The Ming Great Wall crosses the northern part of Hebei.

 

The Chengde Mountain Resort and its outlying temples are a World Heritage Site. Also known as the Rehe Palace, this was the summer resort of the Manchu Qing Dynasty emperors. The Chengde Resort was built between 1703 and 1792, and consists of a palace complex, a large park area composed of lakes, pavilions, causeways, bridges, etc., and a number of Tibetan Buddhist and Han Chinese temples in the surrounding area.

 

There are Qing Dynasty imperial tombs at Zunhua (Eastern Qing Tombs) and Yixian (West Qing Tombs).
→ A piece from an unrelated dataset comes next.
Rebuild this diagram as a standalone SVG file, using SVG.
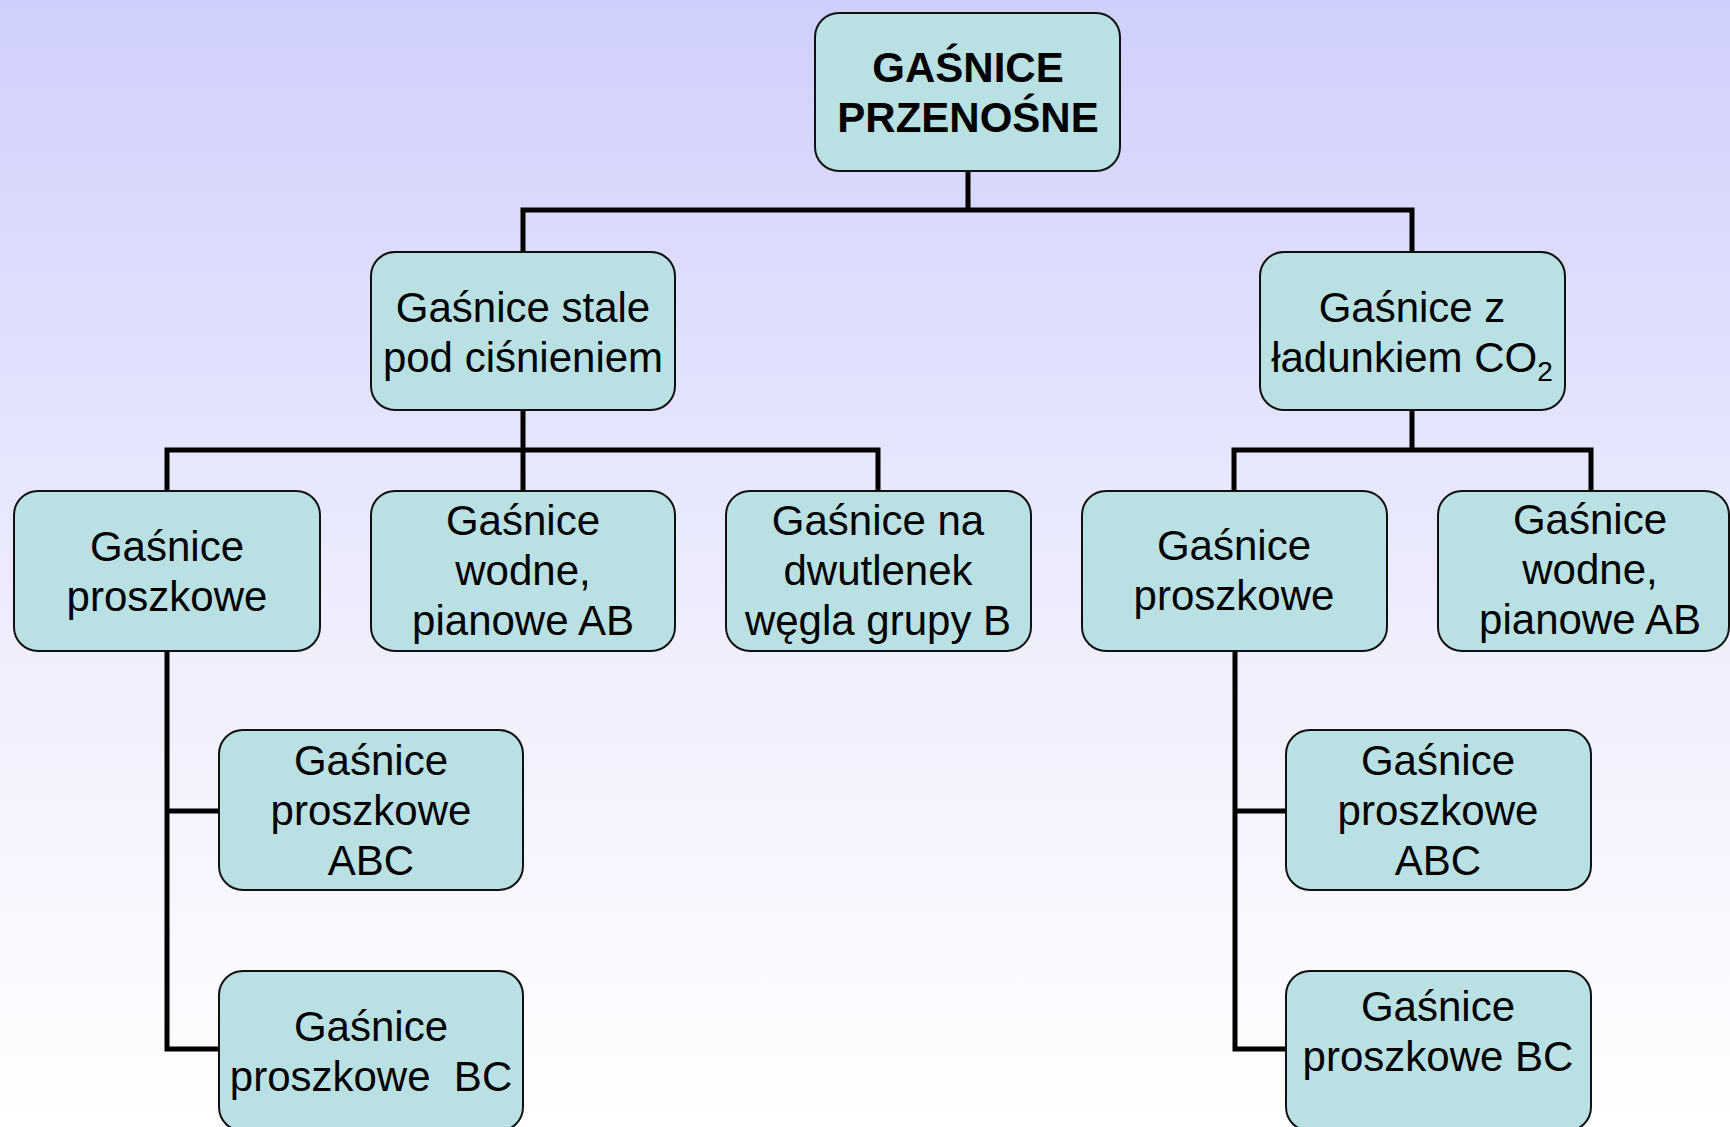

The Eastern Qing Tombs are the resting place of 161 Qing emperors, empresses, and other members of the Qing imperial family, while the West Qing Tombs have 76. These are also part of a World Heritage Site.

 

The Zhaozhou, or Anji Bridge, built by Li Chun during the Sui Dynasty, is the oldest stone arch bridge in China, and one of the most significant examples of pre-modern Chinese civil engineering.

 

Baoding, the old provincial capital, contains the historical Zhili Governor's Residence.

 

Xibaipo, a village about 90 km (56 mi) from Shijiazhuang, in Pingshan County was the location of the Central Committee of the Communist Party of China and the headquarters of the People's Liberation Army during the decisive stages of the Chinese Civil War between May 26, 1948 and March 23, 1949, at which point they were moved to Beijing. Today, the area houses a memorial site.